Sunday Poetry: Plath on the Rhine

There the Rhine River runs at its most narrow and deep. The slate cliffs that rise above are called The Lorelei and legend says that here a siren can sometimes be heard, or an echo from the steep rock face.

Plath's poem "Lorelei" appeared in her first collection, The Colossus and other poems published in 1960 three years before her suicide at age 30.


It is no night to drown in:
A full moon, river lapsing
Black beneath bland mirror-sheen,

The blue water-mists dropping
Scrim after scrim like fishnets
Though fishermen are sleeping,

The massive castle turrets
Doubling themselves in a glass
All stillness.

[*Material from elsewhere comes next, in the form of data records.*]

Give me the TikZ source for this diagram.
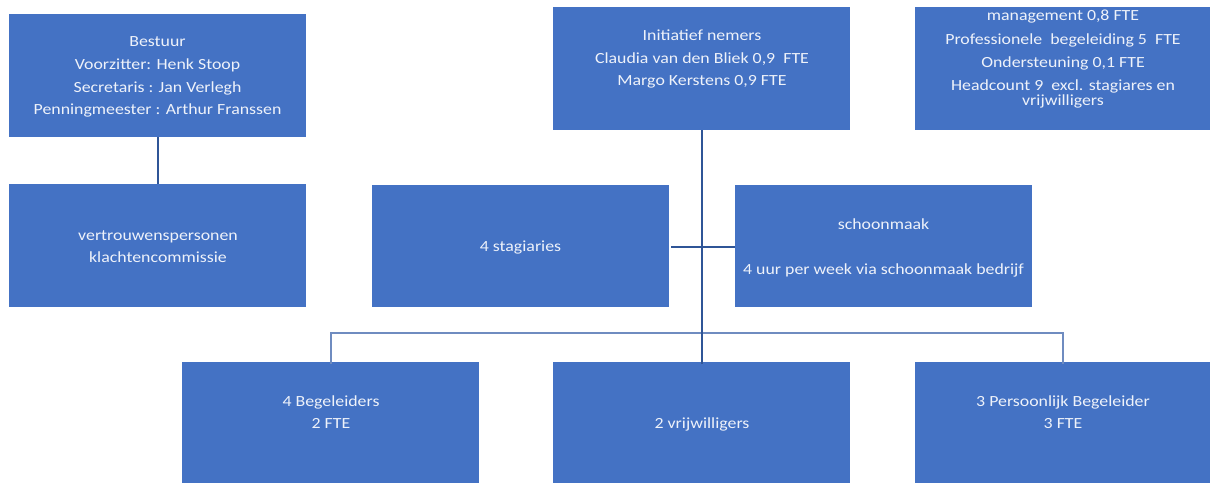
\documentclass[tikz,border=0pt]{standalone}
\usepackage{fontspec}
\setmainfont{Carlito}[FakeStretch=1.15]
\definecolor{boxblue}{HTML}{4472C4}
\definecolor{linkdark}{HTML}{2F5597}
\definecolor{linklight}{HTML}{6F8CC0}
\definecolor{txtc}{HTML}{EEF2FA}
\tikzset{
  box/.style={fill=boxblue, draw=none, inner sep=0pt, anchor=north west, minimum width=#1},
  box/.default=297pt,
  tx/.style={anchor=base, text=txtc, inner sep=0pt, font=\fontsize{15.5}{18}\selectfont},
  conn/.style={draw=linkdark, line width=1.6pt},
  connlight/.style={draw=linklight, line width=1.6pt}
}
\begin{document}
\begin{tikzpicture}[x=1pt,y=-1pt]
\useasboundingbox[fill=white] (0,0) rectangle (1210,483);
% boxes
\node[box, minimum height=123pt] (bestuur) at (9,14) {};
\node[box, minimum height=123pt] (vertrouw) at (9,184) {};
\node[box, minimum height=123pt] (init) at (553,7) {};
\node[box=295pt, minimum height=123pt] (mgmt) at (915,7) {};
\node[box, minimum height=122pt] (stag) at (372,185) {};
\node[box, minimum height=122pt] (schoon) at (735,185) {};
\node[box, minimum height=121pt] (begel) at (182,362) {};
\node[box, minimum height=121pt] (vrij) at (553,362) {};
\node[box=295pt, minimum height=121pt] (pers) at (915,362) {};
% texts
\node[tx] (bestuurA) at (157.5,46.7) {Bestuur};
\node[tx] (bestuurB) at (157.5,69.3) {Voorzitter: Henk Stoop};
\node[tx] (bestuurC) at (157.5,92) {Secretaris : Jan Verlegh};
\node[tx] (bestuurD) at (157.5,114.7) {Penningmeester : Arthur Franssen};
\node[tx] (vertrouwA) at (158,240) {vertrouwenspersonen};
\node[tx] (vertrouwB) at (158,262) {klachtencommissie};
\node[tx] (initA) at (702,40.3) {Initiatief nemers};
\node[tx] (initB) at (702,63.3) {Claudia van den Bliek 0,9\ \ FTE};
\node[tx] (initC) at (702,85.3) {Margo Kerstens 0,9 FTE};
\node[tx] (mgmtA) at (1063,20.7) {management 0,8 FTE};
\node[tx] (mgmtB) at (1063,44) {Professionele\ \ begeleiding 5\ \ FTE};
\node[tx] (mgmtC) at (1063,67.3) {Ondersteuning 0,1 FTE};
\node[tx] (mgmtD) at (1063,90.5) {Headcount 9\ \ excl. stagiares en};
\node[tx] (mgmtE) at (1063,105.5) {vrijwilligers};
\node[tx] (stagA) at (520.5,251) {4 stagiaries};
\node[tx] (schoonA) at (883.5,229) {schoonmaak};
\node[tx] (schoonB) at (883.5,274) {4 uur per week via schoonmaak bedrijf};
\node[tx] (begelA) at (331,406) {4 Begeleiders};
\node[tx] (begelB) at (331,428) {2 FTE};
\node[tx] (vrijA) at (702,428) {2 vrijwilligers};
\node[tx] (persA) at (1063,406) {3 Persoonlijk Begeleider};
\node[tx] (persB) at (1063,428) {3 FTE};
% connectors
\coordinate (branch) at (702,333);
\draw[conn] (bestuur.south) -- (vertrouw.north);
\draw[conn] ([yshift=-1pt]stag.east) ++(2,0) -- ([yshift=-1pt]schoon.west);
\draw[connlight] ([yshift=-2pt]begel.north) |- (branch) -| ([yshift=-2pt]pers.north);
\draw[conn] (init.south) -- ([yshift=-2pt]vrij.north);
\end{tikzpicture}
\end{document}
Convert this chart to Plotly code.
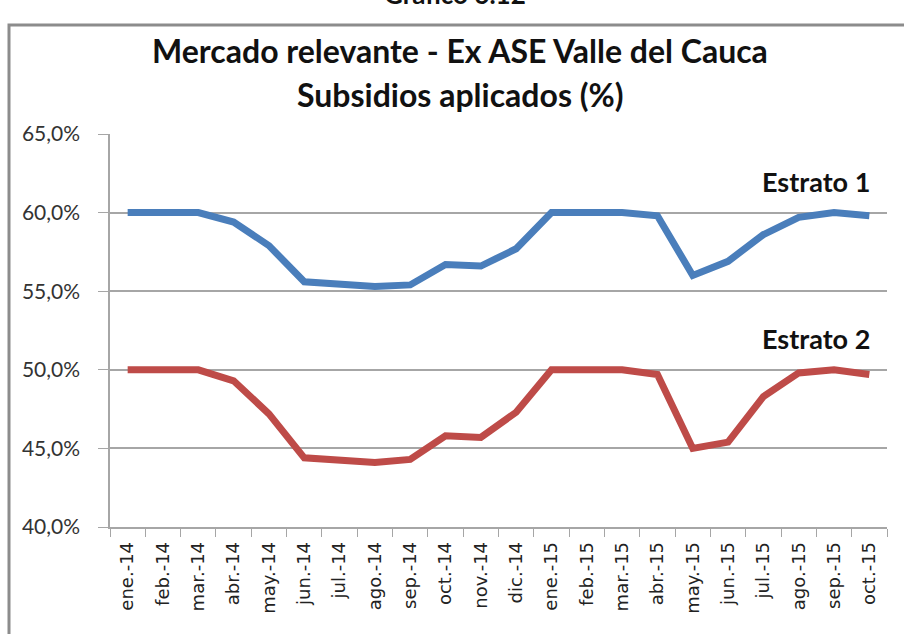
import plotly.graph_objects as go

months = ["ene.-14", "feb.-14", "mar.-14", "abr.-14", "may.-14", "jun.-14", "jul.-14",
          "ago.-14", "sep.-14", "oct.-14", "nov.-14", "dic.-14", "ene.-15", "feb.-15",
          "mar.-15", "abr.-15", "may.-15", "jun.-15", "jul.-15", "ago.-15", "sep.-15", "oct.-15"]
estrato1 = [60.0, 60.0, 60.0, 59.4, 57.9, 55.6, 55.5, 55.3, 55.4, 56.7, 56.6, 57.7,
            60.0, 60.0, 60.0, 59.8, 56.0, 56.9, 58.6, 59.7, 60.0, 59.8]
estrato2 = [50.0, 50.0, 50.0, 49.3, 47.2, 44.4, 44.3, 44.1, 44.3, 45.8, 45.7, 47.3,
            50.0, 50.0, 50.0, 49.7, 45.0, 45.4, 48.3, 49.8, 50.0, 49.7]
y_ticks = [40, 45, 50, 55, 60, 65]
y_tick_labels = ["40,0%", "45,0%", "50,0%", "55,0%", "60,0%", "65,0%"]

fig = go.Figure()
fig.add_trace(go.Scatter(x=months, y=estrato1, mode="lines", name="Estrato 1",
                         line=dict(color="#4A7EBB", width=7)))
fig.add_trace(go.Scatter(x=months, y=estrato2, mode="lines", name="Estrato 2",
                         line=dict(color="#BE4B48", width=7)))

fig.update_layout(
    width=904, height=634,
    margin=dict(l=110, r=17, t=134, b=107, autoexpand=False),
    paper_bgcolor="white", plot_bgcolor="white",
    showlegend=False,
    font=dict(family="Lato, Open Sans, sans-serif", color="#333333"),
)
fig.update_yaxes(range=[40, 65], tickvals=y_ticks, ticktext=y_tick_labels,
                 showgrid=True, gridcolor="#A6A6A6", gridwidth=1.5,
                 showline=True, linecolor="#A6A6A6", linewidth=1.5,
                 ticks="outside", ticklen=10, tickcolor="#A6A6A6",
                 ticklabelstandoff=14,
                 tickfont=dict(size=21, color="#333333", family="Lato, sans-serif"),
                 zeroline=False, automargin=False)
fig.update_xaxes(type="category", tickangle=-90, tickson="boundaries",
                 ticks="outside", ticklen=8, tickcolor="#A6A6A6",
                 ticklabelstandoff=6,
                 showline=True, linecolor="#A6A6A6", linewidth=1.5,
                 showgrid=False,
                 tickfont=dict(size=18, color="#222222", family="DejaVu Sans, sans-serif"),
                 range=[-0.5, len(months) - 0.5], automargin=False)

title_font = dict(size=32, color="#111111", family="Lato, sans-serif")
fig.add_annotation(text="<b>Mercado relevante - Ex ASE Valle del Cauca</b>",
                   xref="paper", yref="paper", x=(460 - 110) / 777, y=(527 - 50) / 393,
                   xanchor="center", yanchor="middle", showarrow=False, font=title_font)
fig.add_annotation(text="<b>Subsidios aplicados (%)</b>",
                   xref="paper", yref="paper", x=(460 - 110) / 777, y=(527 - 95) / 393,
                   xanchor="center", yanchor="middle", showarrow=False, font=title_font)
fig.add_annotation(text="<b>Estrato 1</b>", xref="paper", yref="paper",
                   x=(816 - 110) / 777, y=(527 - 181) / 393, xanchor="center", yanchor="middle",
                   showarrow=False, font=dict(size=27, color="#111111"))
fig.add_annotation(text="<b>Estrato 2</b>", xref="paper", yref="paper",
                   x=(816 - 110) / 777, y=(527 - 338) / 393, xanchor="center", yanchor="middle",
                   showarrow=False, font=dict(size=27, color="#111111"))
fig.add_annotation(text="<b>Gráfico 6.12</b>", xref="paper", yref="paper",
                   x=(455 - 110) / 777, y=(527 + 6) / 393, xanchor="center", yanchor="middle",
                   showarrow=False, font=dict(size=26, color="#111111"))
fig.add_shape(type="rect", xref="paper", yref="paper",
              x0=(9 - 110) / 777, x1=1.05, y0=-0.35, y1=(527 - 25) / 393,
              line=dict(color="#8C8C8C", width=3), fillcolor="rgba(0,0,0,0)")

fig.write_html("out.html", config={"displayModeBar": False},
               post_script="document.body.style.margin='0';")
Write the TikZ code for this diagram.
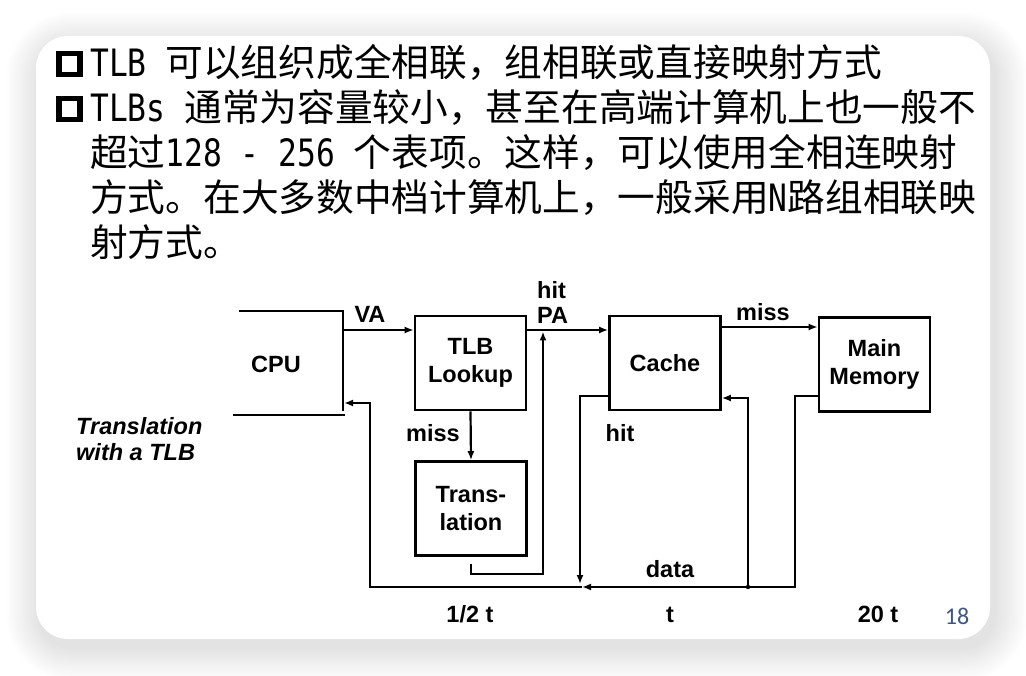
\documentclass[tikz,border=0pt]{standalone}
\usepackage{fontspec}
\usetikzlibrary{arrows.meta,calc}

\newfontfamily\cjkfont{Noto Sans CJK SC}
\newfontfamily\halfwidth[FakeStretch=0.83]{DejaVu Sans Mono}
\newfontfamily\diagfont{Liberation Sans}
\newfontfamily\pagefont{Carlito}
\definecolor{pagenum}{RGB}{62,86,128}

\newcommand\hwtext[1]{{\halfwidth #1}}
\newcommand\bodyfont{\cjkfont\fontsize{37.7}{45}\selectfont}
\newcommand\dglabel{\diagfont\bfseries\fontsize{23.5}{28.5}\selectfont}

\begin{document}
\begin{tikzpicture}[x=1pt,y=-1pt,
  bodyline/.style={anchor=base west, inner sep=0, font=\bodyfont},
  bullet/.style={draw, line width=5.5pt, minimum size=21pt, inner sep=0},
  unitbox/.style={draw, line width=2.6pt, minimum width=111pt, minimum height=94pt,
                  inner sep=0, font=\dglabel, align=center},
  lbl/.style={anchor=base, inner sep=0, font=\dglabel},
  wire/.style={line width=2.2pt},
  arr/.style={line width=2.2pt, -{Latex[length=9pt,width=7pt]}}]

\useasboundingbox (0,0) rectangle (1026,676);
\fill[white] (0,0) rectangle (1026,676);

% soft shadow under the slide card, cast down and to the right
\foreach \i in {1,...,14}{
  \pgfmathsetmacro\g{\i*2.4}
  \pgfmathsetmacro\r{32+\i*2.4}
  \fill[black, opacity=0.0075, rounded corners=\r pt]
    (40-\g,46-\g) rectangle (994+\g,647+\g);
}
\fill[white, rounded corners=32pt] (36,36) rectangle (990,639);

% bullet text
\node[bullet] (bul1) at (69.5,64) {};
\node[bullet] (bul2) at (69.5,109) {};
\node[bodyline] (line1) at (90,77)  {\hwtext{TLB }可以组织成全相联，组相联或直接映射方式};
\node[bodyline] (line2) at (90,122) {\hwtext{TLBs }通常为容量较小，甚至在高端计算机上也一般不};
\node[bodyline] (line3) at (90,167) {超过\hwtext{128 - 256 }个表项。这样，可以使用全相连映射};
\node[bodyline] (line4) at (90,212) {方式。在大多数中档计算机上，一般采用\hwtext{N}路组相联映};
\node[bodyline] (line5) at (90,257) {射方式。};

% CPU (open frame)
\node[inner sep=0, font=\dglabel] (cpu) at (276,364) {CPU};
\draw[line width=2.6pt] (239,311) -| (343,411);
\draw[line width=2.6pt] (233,415) -- (345,415);

% units
\node[unitbox] (tlb)   at (470.5,363)   {TLB\\Lookup};
\node[unitbox] (cache) at (665,363)     {Cache};
\node[unitbox] (mm)    at (874.5,364.5) {Main\\Memory};
\node[unitbox] (trans) at (471,508.5)   {Trans-\\lation};

% connection points
\coordinate (cpuout)    at (343,330);
\coordinate (cpuin)     at (344,403);
\coordinate (pajoin)    at (543,331.5);
\coordinate (hitend)    at (580,584);
\coordinate (datasplit) at (748,587);
\coordinate (memdrop)   at (795,587);
\coordinate (datamid)   at (582,587);
\coordinate (cpuret)    at (370,587);

% connectors
\draw[arr] (cpuout) -- (tlb.west |- cpuout);
\draw[arr] (tlb.east |- cpuout) -- (cache.west |- cpuout);
\draw[arr] (tlb.south) -- (trans.north);
\draw[arr] ($(trans.south)+(0,7)$) -- ++(0,10) -| (pajoin);
\draw[arr] (cache.east |- 0,327) -- (mm.west |- 0,327);
\draw[arr] (cache.west |- 0,396) -| (hitend);
\draw[arr] (mm.west |- 0,396) -| (memdrop) -- (datamid);
\draw[arr] (datamid) -- (cpuret) |- (cpuin);
\draw[arr] (datasplit) |- (cache.east |- 0,398);
\fill (datasplit) circle (2.2);

% labels
\node[lbl] (lva) at (370,323) {VA};
\node[lbl, anchor=base west] (lhit) at (537,299) {hit};
\node[lbl, anchor=base west] (lpa)  at (537,324) {PA};
\node[lbl] (lmiss1) at (433,441) {miss};
\node[lbl] (lmiss2) at (763,321) {miss};
\node[lbl] (lhit2)  at (620,441) {hit};
\node[lbl] (ldata)  at (670,577) {data};
\node[lbl] (thalf)  at (470,622) {1/2 t};
\node[lbl] (tone)   at (670,622) {t};
\node[lbl] (ttwenty) at (878,622) {20 t};
\node[lbl, anchor=base west, font=\dglabel\itshape] (cap1) at (76,435) {Translation};
\node[lbl, anchor=base west, font=\dglabel\itshape] (cap2) at (76,460) {with a TLB};
\node[anchor=base, inner sep=0, font=\pagefont\fontsize{24}{24}\selectfont,
      text=pagenum] (pg) at (957,624) {18};
\end{tikzpicture}
\end{document}
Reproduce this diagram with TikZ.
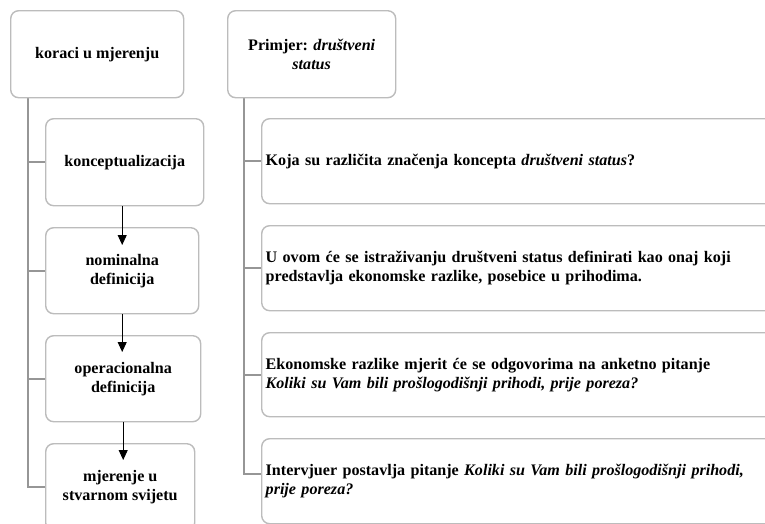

Yet these shapes float

Up toward me, troubling the face
Of quiet. From the nadir
They rise, their limbs ponderous

With richness, hair heavier
Than sculptured marble. They sing
Of a world more full and clear

Than can be. Sisters, your song
Bears a burden too weighty
For the whorled ear's listening

Here, in a well-steered country,
Under a balanced ruler.
Deranging by harmony

Beyond the mundane order,
Your voices lay siege. You lodge
On the pitched reefs of nightmare,

Promising sure harborage;
By day, descant from borders
Of hebetude, from the ledge

Also of high windows. Worse
Even than your maddening
Song, your silence. At the source

Of your ice-hearted calling --
Drunkenness of the great depths.
O river, I see drifting

Deep in your flux of silver
Those great goddesses of peace.
Stone, stone, ferry me down there.

By that time Plath had already begun her tragic journey into herself, eventually culminating in the unleashing of her "Ariel" voice. There are more than hints of this in the above cited poem: the compressed terza rima and watery dark imagery, the shadowy feminine power, and the threatening tone, all very finely wrought.